I believe in investing in some good posters for my room. I think it is important to have posters that inspire, speak to your own philosophy, and also serve a function. Having posters that tell students that they are safe and their identities are valued is critical. When a student walks into your room the first day of school, they ask themselves if they belong, particularly students from marginalized and oppressed communities who are often told–directly and indirectly–that they do not belong in the mainstream education culture. By validating who they are and having representation in your room, they can start to see themselves in your class and in your curriculum. In addition to having posters with inspirational quotes and social justice themes (largely from Red Bubble), I also created my own posters that serve as a function in my classroom. Think about some of the reminders you say often. For my class, I find myself reminding my students of MLA format and chromebook keyboard shortcuts. Because of this, I created my own custom posters for both. My district is also shifting towards encouraging Habits of Mind and I am required to have them posted in my room, so I created posters (found in my free ELA drive) to refer to. I also have a whiteboard calendar that I purchased from Amazon in my class to display upcoming deadlines, school events, and student birthdays! This serves as an important function in my room and is helping to support my students executive functioning. Be mindful of the placement of your posters, colors, and legible fonts. Be intentional with what you put on the walls.
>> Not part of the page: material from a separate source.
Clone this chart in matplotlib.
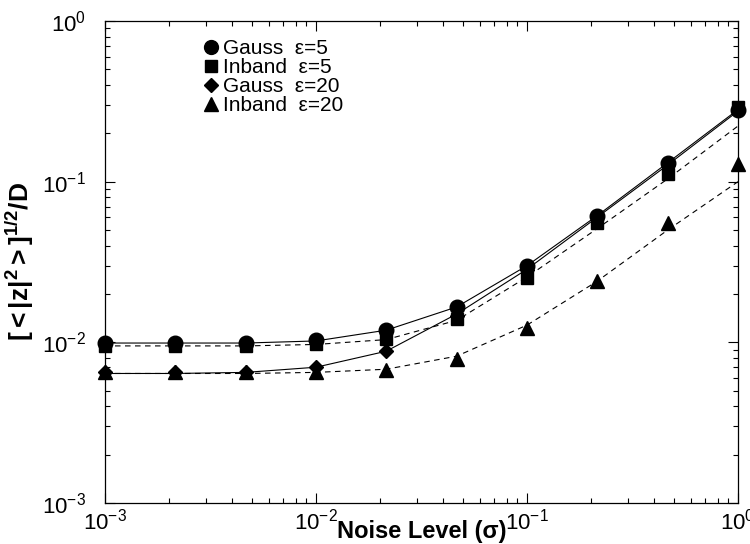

Thumb-tacks Are Your Best Friend
Posters can start to get pricey, so when you need to take them down and put them up somewhere else, you want them to last! I learned the hard way that adding tape or mounting putty or tack to the back of your posters can make them more difficult to get down or rip. You always want the freedom to move your room around and you never know when you will be asked to switch rooms. With the price of posters, you do not want to keep replacing them every year. I stick thumb-tacks/push-pins directly into the wall (if you have a tough wall, you can lightly tap it in with a hammer). While you can opt for clear thumb-tacks, I liked picking colored ones that complimented the poster colors. While I first thought that this wouldn’t look as clean as just taping on to the wall, it ended up saving me time and still looked great in the class!
Student Work is Your Best Display
The absolute best art for your room is the art that your students create! Keep at least one board (if not more) available to fill up with student work and projects. It adds life and color to your room and also turns your classroom into a collective community space that doesn’t just belong to you, but belongs to your students as well! Students should feel like your classroom also belongs to them so the more student work, the better! The student work can also act as a model for other students; I have kept some of my favorite student work from previous years as well because it inspires my current students’ creativity! I do keep a busy bulletin board like this in the back of the room, not where the students face, so it does not over-stimulate.
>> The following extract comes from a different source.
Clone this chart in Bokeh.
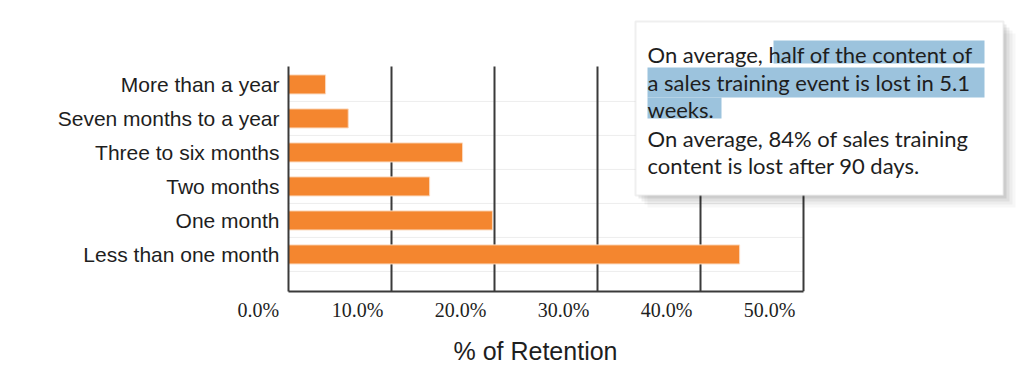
from bokeh.plotting import figure
from bokeh.models import (Range1d, FixedTicker, Label, BoxAnnotation,
                          ColumnDataSource, LinearAxis, Title)
from bokeh.embed import file_html
from bokeh.resources import INLINE

# ---------------- data ----------------
categories = ["Less than one month", "One month", "Two months",
              "Three to six months", "Seven months to a year", "More than a year"]
retention = [43.8, 19.8, 13.7, 16.9, 5.8, 3.6]
x_ticks = [0, 10, 20, 30, 40, 50]
x_tick_labels = ["0.0%", "10.0%", "20.0%", "30.0%", "40.0%", "50.0%"]
x_title = "% of Retention"
callout_lines = [
    "On average, half of the content of",
    "a sales training event is lost in 5.1",
    "weeks.",
    "On average, 84% of sales training",
    "content is lost after 90 days.",
]

# ---------------- geometry ----------------
W, H = 1024, 387
FRAME_LEFT, FRAME_BOTTOM = 288, 291      # canvas px; frame spans to the right/top edges
PX_PER_X = 10.3                          # px per 1 %
PX_PER_Y = 34.0                          # px per category
Y_LO = -1.09
X_LO = 0.0
X_HI = X_LO + (W - FRAME_LEFT) / PX_PER_X
Y_HI = Y_LO + FRAME_BOTTOM / PX_PER_Y
CHART_TOP = Y_LO + (FRAME_BOTTOM - 66) / PX_PER_Y   # top of the drawn chart area
LABEL_SHIFT = 34 / PX_PER_X                          # tick labels sit left of their lines


def dx(px):
    return X_LO + (px - FRAME_LEFT) / PX_PER_X


def dy(py):
    return Y_LO + (FRAME_BOTTOM - py) / PX_PER_Y


p = figure(width=W, height=H, output_backend="svg", toolbar_location=None,
           x_range=Range1d(X_LO, X_HI), y_range=Range1d(Y_LO, Y_HI),
           frame_width=W - FRAME_LEFT, frame_height=FRAME_BOTTOM,
           min_border_left=FRAME_LEFT, min_border_top=0, min_border_right=0,
           min_border_bottom=H - FRAME_BOTTOM)
p.outline_line_color = None
p.background_fill_color = "white"
p.border_fill_color = "white"
p.xgrid.visible = False
p.ygrid.visible = False

ypos = list(range(len(categories)))

# faint separators between rows
p.segment(x0=x_ticks[0], x1=x_ticks[-1], y0=[i - 0.5 for i in ypos],
          y1=[i - 0.5 for i in ypos], line_color="#ededed", line_width=1)
# vertical grid lines
p.segment(x0=x_ticks[1:], x1=x_ticks[1:], y0=Y_LO, y1=CHART_TOP,
          line_color="#3a3a3a", line_width=2)

src = ColumnDataSource(dict(y=ypos, right=retention, cat=categories))
p.hbar(y="y", right="right", left=0, height=0.56, source=src,
       fill_color="#F4862F", line_color="#FBD9BE", line_width=1)

# main x axis: line only
p.xaxis.bounds = (x_ticks[0], x_ticks[-1])
p.xaxis.ticker = FixedTicker(ticks=x_ticks)
p.xaxis.major_label_overrides = {t: "" for t in x_ticks}
p.xaxis.major_tick_line_color = None
p.xaxis.minor_tick_line_color = None
p.xaxis.major_tick_in = 0
p.xaxis.major_tick_out = 0
p.xaxis.major_label_standoff = 0
p.xaxis.major_label_text_font_size = "1px"
p.xaxis.axis_line_color = "#3a3a3a"
p.xaxis.axis_line_width = 2

# first tick label lies left of the frame: placed as a title in the bottom panel
p.add_layout(Title(text=x_tick_labels[0], align="left", offset=-51,
                   vertical_align="bottom", standoff=11,
                   text_font="Liberation Serif", text_font_size="20px",
                   text_font_style="normal", text_color="#1e1e1e"), "below")

# label axis (labels shifted left, as in the original)
p.extra_x_ranges = {"lab": Range1d(X_LO + LABEL_SHIFT, X_HI + LABEL_SHIFT)}
lab_axis = LinearAxis(x_range_name="lab", ticker=FixedTicker(ticks=x_ticks[1:]),
                      major_label_overrides={t: s for t, s in zip(x_ticks[1:], x_tick_labels[1:])},
                      axis_line_color=None, major_tick_line_color=None,
                      minor_tick_line_color=None, major_tick_in=0, major_tick_out=0,
                      major_label_standoff=-28,
                      major_label_text_font="Liberation Serif",
                      major_label_text_font_size="20px",
                      major_label_text_color="#1e1e1e")
p.add_layout(lab_axis, "below")

p.add_layout(Title(text=x_title, align="left", offset=165, vertical_align="bottom",
                   standoff=16, text_font="Liberation Sans", text_font_size="25px",
                   text_font_style="normal", text_color="#1e1e1e"), "below")

# y axis
p.yaxis.bounds = (Y_LO, CHART_TOP)
p.yaxis.ticker = FixedTicker(ticks=ypos)
p.yaxis.major_label_overrides = {i: c for i, c in zip(ypos, categories)}
p.yaxis.major_tick_line_color = None
p.yaxis.minor_tick_line_color = None
p.yaxis.axis_line_color = "#3a3a3a"
p.yaxis.axis_line_width = 2
p.yaxis.major_label_text_font = "Liberation Sans"
p.yaxis.major_label_text_font_size = "21px"
p.yaxis.major_label_text_color = "#1e1e1e"
p.yaxis.major_label_standoff = 3

# callout box with shadow
bl, br, bt, bb = 635, 1003, 21, 195
for off, a in [(12, 0.03), (9, 0.04), (6, 0.06), (3, 0.08)]:
    p.add_layout(BoxAnnotation(left=dx(bl + off), right=dx(br + off),
                               top=dy(bt + off), bottom=dy(bb + off),
                               fill_color="black", fill_alpha=a, line_color=None))
p.add_layout(BoxAnnotation(left=dx(bl), right=dx(br), top=dy(bt), bottom=dy(bb),
                           fill_color="white", fill_alpha=1,
                           line_color="#c9c9c9", line_width=2))
# highlight
for (l, r, t, b) in [(773, 984, 40, 63), (647, 984, 67, 97), (647, 721, 97, 118)]:
    p.add_layout(BoxAnnotation(left=dx(l), right=dx(r), top=dy(t), bottom=dy(b),
                               fill_color="#9CC3DD", fill_alpha=1, line_color=None))

baselines = [54, 82, 109, 138, 165]
for txt, b in zip(callout_lines, baselines):
    p.add_layout(Label(x=dx(647), y=dy(b), text=txt, text_align="left",
                       text_baseline="alphabetic", text_font="Lato",
                       text_font_size="22px", text_color="#1e1e1e"))

open("out.html", "w").write(file_html(p, INLINE))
Small Ways to Make Your Room Cozier
For those that cannot find or do not have the space for couches and loveseats (I am fortunate that my school purchased new furniture for me!), there are still ways to make your rooms cozy. This can include curtains for windows, throw pillows, paintings/artwork, plants and area rugs. By adding these elements, you make your classroom feel more inviting and warmer for students, without making any large or expensive purchases. This can also be something that you slowly add to as the year goes on. I LOVE having real plants in my room, but for those with limitations, fake plants also add some life. I slowly collected small ways to make the room warmer and even small additions can make a big difference.
Avoid being too busy
When I decorate my room, I actually end up taking things AWAY, instead of adding more. As an English teacher, I have so many quotes that I love and want to be displayed, but I also have to be aware of my students and what may be distracting. In fact, I find myself simplifying my room more and more each year (some of the photos in this blog post are outdated at this point!)
Option to Use Your Doors as Wall Space!
Your doors are just more walls! I love adding student work to doors. When you have one door open, it gives just a glimpse of the magic that goes on inside your room.
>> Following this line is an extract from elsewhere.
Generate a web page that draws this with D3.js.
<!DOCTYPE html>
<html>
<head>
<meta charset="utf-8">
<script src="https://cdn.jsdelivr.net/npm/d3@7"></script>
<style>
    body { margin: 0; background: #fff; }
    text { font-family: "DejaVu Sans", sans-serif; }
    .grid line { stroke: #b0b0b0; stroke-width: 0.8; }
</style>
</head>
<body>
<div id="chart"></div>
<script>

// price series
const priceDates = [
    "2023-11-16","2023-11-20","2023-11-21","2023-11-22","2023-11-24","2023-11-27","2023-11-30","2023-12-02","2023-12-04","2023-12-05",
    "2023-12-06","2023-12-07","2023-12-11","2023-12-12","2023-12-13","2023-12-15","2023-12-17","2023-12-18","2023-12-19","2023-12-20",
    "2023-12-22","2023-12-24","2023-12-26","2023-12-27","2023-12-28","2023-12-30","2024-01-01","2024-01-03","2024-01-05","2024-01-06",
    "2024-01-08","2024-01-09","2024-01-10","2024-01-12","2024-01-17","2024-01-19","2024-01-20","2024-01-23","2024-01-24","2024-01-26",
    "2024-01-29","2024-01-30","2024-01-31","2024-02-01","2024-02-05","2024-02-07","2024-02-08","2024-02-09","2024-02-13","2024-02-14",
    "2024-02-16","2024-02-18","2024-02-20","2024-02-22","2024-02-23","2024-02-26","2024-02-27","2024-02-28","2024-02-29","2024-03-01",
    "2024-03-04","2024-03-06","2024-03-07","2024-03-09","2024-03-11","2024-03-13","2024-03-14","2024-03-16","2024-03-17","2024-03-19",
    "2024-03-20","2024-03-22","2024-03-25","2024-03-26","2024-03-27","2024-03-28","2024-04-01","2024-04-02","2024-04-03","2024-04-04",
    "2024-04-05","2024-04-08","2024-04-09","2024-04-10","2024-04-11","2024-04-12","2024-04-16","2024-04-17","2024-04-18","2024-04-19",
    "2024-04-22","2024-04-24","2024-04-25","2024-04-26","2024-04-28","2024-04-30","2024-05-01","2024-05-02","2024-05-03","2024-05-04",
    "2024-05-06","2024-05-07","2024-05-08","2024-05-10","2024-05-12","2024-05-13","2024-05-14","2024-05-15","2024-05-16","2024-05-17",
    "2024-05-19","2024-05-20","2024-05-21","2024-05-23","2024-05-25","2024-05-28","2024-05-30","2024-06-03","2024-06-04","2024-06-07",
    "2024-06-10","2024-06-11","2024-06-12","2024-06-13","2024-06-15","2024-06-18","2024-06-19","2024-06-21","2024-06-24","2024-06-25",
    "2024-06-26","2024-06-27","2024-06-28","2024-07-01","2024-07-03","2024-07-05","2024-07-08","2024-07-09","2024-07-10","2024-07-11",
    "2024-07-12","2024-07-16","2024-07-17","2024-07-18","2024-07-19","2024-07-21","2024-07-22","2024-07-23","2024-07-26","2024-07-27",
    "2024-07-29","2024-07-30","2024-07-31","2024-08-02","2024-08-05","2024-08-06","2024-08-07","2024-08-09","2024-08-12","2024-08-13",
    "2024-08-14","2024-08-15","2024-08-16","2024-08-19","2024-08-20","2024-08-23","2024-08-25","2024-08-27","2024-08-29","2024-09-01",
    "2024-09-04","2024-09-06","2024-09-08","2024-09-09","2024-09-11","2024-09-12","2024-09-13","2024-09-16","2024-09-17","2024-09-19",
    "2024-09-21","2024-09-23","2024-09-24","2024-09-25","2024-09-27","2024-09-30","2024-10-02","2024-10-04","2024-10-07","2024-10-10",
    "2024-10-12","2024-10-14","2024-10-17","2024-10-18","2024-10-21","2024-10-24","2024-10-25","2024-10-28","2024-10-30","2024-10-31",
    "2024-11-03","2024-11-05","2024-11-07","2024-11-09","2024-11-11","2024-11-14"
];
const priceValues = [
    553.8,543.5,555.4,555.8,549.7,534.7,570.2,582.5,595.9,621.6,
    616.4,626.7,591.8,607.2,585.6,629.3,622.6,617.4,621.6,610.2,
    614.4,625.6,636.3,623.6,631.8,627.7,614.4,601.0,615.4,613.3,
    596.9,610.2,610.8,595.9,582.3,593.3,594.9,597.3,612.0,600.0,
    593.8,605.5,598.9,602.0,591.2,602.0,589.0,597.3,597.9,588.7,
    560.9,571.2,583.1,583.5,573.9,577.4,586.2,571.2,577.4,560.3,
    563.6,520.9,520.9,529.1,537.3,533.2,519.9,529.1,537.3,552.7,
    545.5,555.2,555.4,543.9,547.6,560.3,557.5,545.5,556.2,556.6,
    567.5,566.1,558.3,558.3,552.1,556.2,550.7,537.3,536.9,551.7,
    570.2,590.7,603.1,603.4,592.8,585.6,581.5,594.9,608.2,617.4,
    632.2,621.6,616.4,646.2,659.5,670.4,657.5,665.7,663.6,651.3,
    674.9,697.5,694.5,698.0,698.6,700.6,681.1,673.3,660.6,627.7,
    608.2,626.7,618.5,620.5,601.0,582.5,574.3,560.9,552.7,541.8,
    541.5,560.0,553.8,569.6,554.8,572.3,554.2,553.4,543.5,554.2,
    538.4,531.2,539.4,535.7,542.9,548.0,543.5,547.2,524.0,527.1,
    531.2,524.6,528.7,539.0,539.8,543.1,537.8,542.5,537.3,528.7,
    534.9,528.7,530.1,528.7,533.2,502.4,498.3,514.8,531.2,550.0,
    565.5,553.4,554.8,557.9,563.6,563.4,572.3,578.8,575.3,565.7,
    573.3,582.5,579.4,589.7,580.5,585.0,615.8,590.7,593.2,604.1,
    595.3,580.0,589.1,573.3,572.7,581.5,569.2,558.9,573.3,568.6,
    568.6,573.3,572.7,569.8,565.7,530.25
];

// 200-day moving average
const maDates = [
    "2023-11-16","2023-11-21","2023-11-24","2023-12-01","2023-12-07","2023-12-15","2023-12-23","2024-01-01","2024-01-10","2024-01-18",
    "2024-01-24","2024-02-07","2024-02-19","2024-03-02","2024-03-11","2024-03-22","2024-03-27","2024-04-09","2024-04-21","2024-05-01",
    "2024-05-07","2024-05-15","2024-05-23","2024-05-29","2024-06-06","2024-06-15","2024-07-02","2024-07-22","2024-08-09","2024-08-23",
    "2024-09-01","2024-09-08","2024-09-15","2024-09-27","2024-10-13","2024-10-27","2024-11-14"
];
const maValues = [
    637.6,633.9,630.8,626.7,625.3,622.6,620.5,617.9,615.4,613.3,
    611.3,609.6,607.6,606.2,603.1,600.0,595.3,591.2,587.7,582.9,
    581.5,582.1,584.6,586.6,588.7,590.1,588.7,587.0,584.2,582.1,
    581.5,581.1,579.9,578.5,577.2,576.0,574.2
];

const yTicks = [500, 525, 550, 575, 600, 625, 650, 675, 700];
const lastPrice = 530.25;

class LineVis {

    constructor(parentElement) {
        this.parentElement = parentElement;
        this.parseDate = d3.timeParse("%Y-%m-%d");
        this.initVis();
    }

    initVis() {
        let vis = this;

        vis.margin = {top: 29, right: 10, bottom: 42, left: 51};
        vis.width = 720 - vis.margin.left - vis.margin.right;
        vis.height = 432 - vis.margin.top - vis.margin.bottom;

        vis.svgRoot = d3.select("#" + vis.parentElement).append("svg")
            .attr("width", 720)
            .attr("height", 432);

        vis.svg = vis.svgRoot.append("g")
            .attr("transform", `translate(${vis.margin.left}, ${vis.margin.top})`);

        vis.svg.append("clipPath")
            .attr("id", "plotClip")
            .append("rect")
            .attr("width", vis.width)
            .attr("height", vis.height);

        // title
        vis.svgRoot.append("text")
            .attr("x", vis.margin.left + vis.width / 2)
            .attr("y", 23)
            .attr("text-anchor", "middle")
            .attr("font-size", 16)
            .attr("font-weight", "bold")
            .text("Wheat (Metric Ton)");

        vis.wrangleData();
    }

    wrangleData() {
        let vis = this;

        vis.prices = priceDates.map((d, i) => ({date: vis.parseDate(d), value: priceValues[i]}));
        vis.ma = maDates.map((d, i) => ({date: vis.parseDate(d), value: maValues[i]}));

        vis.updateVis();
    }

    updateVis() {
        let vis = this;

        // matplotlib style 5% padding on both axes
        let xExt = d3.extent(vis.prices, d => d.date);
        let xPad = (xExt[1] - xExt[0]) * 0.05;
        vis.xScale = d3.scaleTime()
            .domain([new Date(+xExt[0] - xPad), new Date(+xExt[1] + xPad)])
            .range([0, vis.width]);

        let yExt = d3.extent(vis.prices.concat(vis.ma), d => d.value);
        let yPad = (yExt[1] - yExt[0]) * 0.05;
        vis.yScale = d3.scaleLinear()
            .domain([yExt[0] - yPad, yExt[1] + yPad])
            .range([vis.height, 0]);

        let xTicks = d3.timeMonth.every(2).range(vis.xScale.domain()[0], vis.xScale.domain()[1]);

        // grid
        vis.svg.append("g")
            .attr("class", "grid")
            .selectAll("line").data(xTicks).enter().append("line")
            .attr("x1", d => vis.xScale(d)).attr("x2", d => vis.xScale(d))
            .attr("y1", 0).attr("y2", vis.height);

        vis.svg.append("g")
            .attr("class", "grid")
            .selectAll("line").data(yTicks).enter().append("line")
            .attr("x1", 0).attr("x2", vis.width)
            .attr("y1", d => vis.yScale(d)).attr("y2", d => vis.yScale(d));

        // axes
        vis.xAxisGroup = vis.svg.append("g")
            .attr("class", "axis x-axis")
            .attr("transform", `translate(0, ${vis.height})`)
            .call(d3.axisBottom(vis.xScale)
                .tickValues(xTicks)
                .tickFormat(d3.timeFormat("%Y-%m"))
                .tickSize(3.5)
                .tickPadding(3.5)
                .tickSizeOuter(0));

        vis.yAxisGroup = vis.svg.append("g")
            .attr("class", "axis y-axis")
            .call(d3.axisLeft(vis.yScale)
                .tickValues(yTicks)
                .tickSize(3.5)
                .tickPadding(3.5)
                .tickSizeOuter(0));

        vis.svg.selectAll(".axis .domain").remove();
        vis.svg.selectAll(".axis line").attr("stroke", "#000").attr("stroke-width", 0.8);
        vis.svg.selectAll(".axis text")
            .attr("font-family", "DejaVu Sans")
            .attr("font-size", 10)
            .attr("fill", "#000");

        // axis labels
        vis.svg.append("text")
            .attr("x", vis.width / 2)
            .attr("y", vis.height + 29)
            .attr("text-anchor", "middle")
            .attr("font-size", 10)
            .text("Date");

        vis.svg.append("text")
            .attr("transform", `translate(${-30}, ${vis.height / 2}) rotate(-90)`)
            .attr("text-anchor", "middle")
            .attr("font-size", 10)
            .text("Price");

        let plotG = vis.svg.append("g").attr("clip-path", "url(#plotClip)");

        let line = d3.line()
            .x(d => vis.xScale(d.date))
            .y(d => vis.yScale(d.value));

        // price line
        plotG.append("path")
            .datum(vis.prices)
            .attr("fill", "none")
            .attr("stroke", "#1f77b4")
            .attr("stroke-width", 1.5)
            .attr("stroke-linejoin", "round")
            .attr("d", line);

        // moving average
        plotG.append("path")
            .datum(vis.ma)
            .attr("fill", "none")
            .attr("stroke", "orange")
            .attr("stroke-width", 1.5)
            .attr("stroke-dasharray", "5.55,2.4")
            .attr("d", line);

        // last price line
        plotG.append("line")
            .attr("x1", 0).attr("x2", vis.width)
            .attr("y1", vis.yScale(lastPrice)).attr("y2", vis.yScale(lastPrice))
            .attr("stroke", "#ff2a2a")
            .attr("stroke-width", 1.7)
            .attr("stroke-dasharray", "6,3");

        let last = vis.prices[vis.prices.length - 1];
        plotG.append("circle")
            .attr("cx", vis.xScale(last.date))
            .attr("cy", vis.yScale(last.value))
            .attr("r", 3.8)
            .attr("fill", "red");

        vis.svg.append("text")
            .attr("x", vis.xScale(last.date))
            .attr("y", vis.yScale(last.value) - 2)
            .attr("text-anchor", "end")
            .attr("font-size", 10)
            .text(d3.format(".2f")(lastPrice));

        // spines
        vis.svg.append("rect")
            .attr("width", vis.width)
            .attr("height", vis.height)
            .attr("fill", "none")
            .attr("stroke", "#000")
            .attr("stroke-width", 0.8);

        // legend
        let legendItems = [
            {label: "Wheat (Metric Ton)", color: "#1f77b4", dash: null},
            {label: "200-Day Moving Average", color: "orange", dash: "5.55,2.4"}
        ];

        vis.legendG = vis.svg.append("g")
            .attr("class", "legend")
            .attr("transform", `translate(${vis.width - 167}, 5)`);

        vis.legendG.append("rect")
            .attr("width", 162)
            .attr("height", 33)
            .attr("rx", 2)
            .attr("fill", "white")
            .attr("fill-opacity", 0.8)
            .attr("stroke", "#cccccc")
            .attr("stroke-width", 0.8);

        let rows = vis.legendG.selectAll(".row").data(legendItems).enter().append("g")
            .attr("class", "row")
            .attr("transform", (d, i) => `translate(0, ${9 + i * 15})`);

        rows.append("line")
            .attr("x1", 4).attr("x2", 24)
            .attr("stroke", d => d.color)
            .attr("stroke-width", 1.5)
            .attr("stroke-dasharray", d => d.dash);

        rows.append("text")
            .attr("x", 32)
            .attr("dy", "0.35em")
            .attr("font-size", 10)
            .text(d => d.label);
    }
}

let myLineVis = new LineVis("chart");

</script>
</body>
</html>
Interactive Bulletin Displays
One way to make your classroom decor engaging for students is to give them ways to interact with it! There are many different ways to do this, but here are a few that I have done:
- Take What You Need/Leave What You Can board: This is a popular display that you may have seen online, but it is essentially space where students can give positivity and kindness to one another or receive words of encouragement for themselves.
- Post-it Prompt or Whiteboard Prompt: I have one bulletin board with a tiny whiteboard attached to it. Each week I write a short writing prompt on the whiteboard that is usually fun or light-hearted (and themed to that week–Halloween, Back to School Night, etc.). Next to the prompt, there are post-its and pens and students can respond to the prompt. Students can do this when they get to class early, after the bell rings, during breaks, and occasionally I will let them answer if we finish class early (which can sometimes be a useful tool if you find yourself with extra time at the end of the period). Students really enjoy seeing others’ responses. This adds one element to the room where students can interact and feel a part of the classroom.
- Informational Bulletin Boards: Some of your more informational bulletin boards can still be interactive by adding an element where students can experience or engage with the display. One way to do this is to have sleeves/pockets where students can pull out informational cards or paper that is folded over and can be opened for more information. This makes it so students can actively seek and discover more information in your class. I do this through an American Literature author wall.
There are many ways to make your classroom more comfortable, more inviting, and more fun for both you and your students! There is not one RIGHT way to do it. You know your own personal style and your students. Teachers already have a million things to do, be kind to yourself and know that you do not have to do everything at once. Slowly add or change aspects of your room (if you want to!) and never be afraid to try something new. The most important part of a room is who is inside and as long as your students feel safe, welcome, inspired, and empowered, everything else will fall into place.